The rest of the flatbreads cook quickly and the beans cook a little too long. It’s now time to assemble. Gee whiz...you’d think I’d be finished after all this work but they still need to cook in the oven to allow the cheese to melt and the flavors to mix. I give up being well-mannered and heap spoonfuls on sauce onto the flatbreads and use my hands to add chicken, peppers and onion, and finger pinches of bean gloop. No points for presentation here. I just want to be done! I shred cheese over the top of each one generously. It’s the best part after all! They’re finally ready to go into the oven. 

I tackle the rest of the dishes, but thanks to that one pan, only have a few. While we wait, Rafa is now checking youtube for new movie trailers, picking out his favorite series movies like Fast and Furious, the Matrix, Mission Impossible, etc. There are so many new movies coming out, many of which he is much more excited to see than I am. 
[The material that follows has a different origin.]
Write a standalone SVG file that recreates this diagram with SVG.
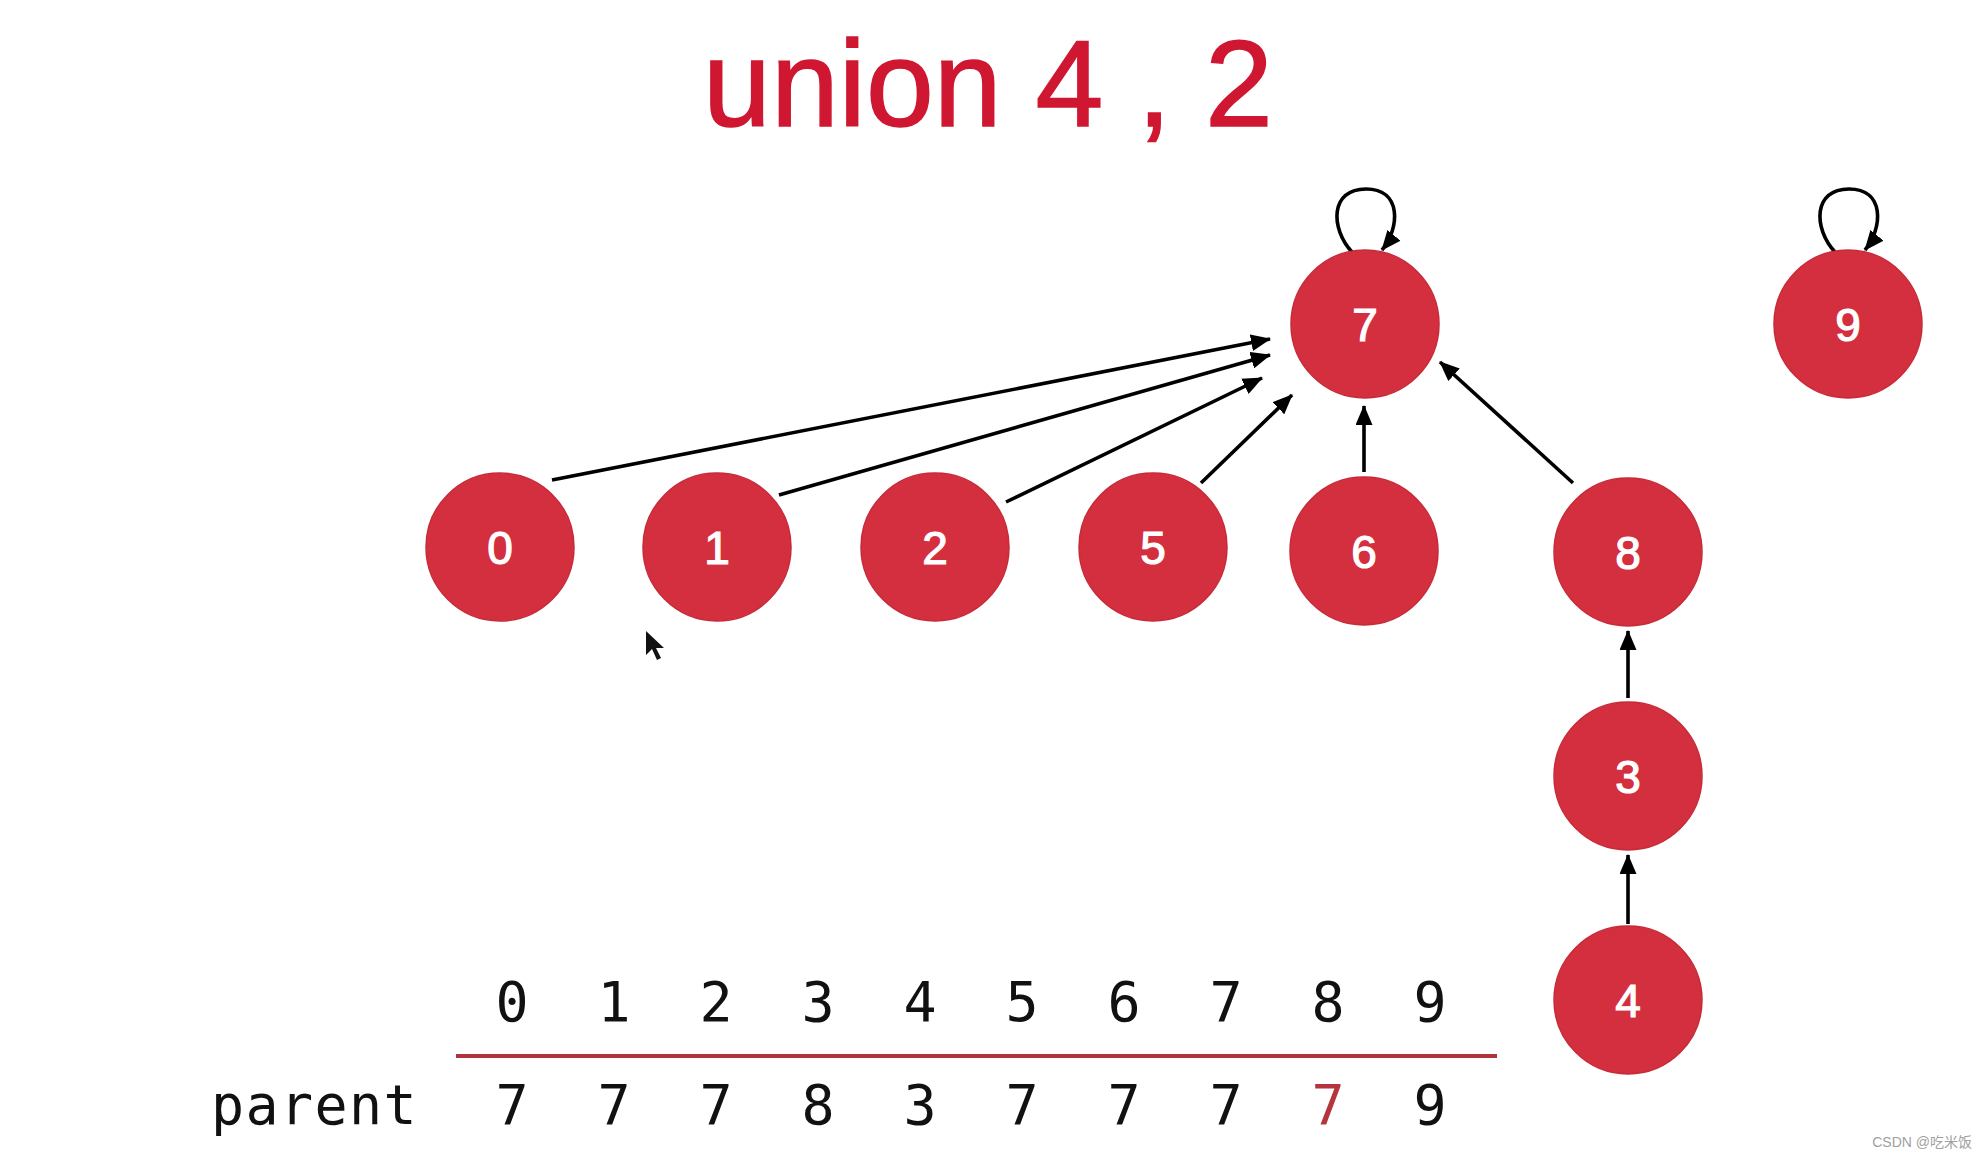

Dinner is finally ready to come out of the oven at 8:30 and we decide to watch movie #2, G.I. Joe 2, as a reward while we eat. 

Thankfully, dinner was GOOD! Rafa ate all 3 of his flatbreads and I finished off 2 and look forward to eating the last one for lunch today. I always feel good about the hard work of cooking when my husband wants seconds. 

I contemplate the 10 minute preparation which turned into a 2 hour ordeal and realized I needed to blog about this.

Cooking here, at least making American foods, is an often frustrating mess of random substitutions, can’t make that’s, and do it from scratch’s. Certainly, not every meal I make takes this long or has this many substitutions, but it often happens I really struggle to find recipes that work well here. I’m learning, but it’s taking longer than I had hoped.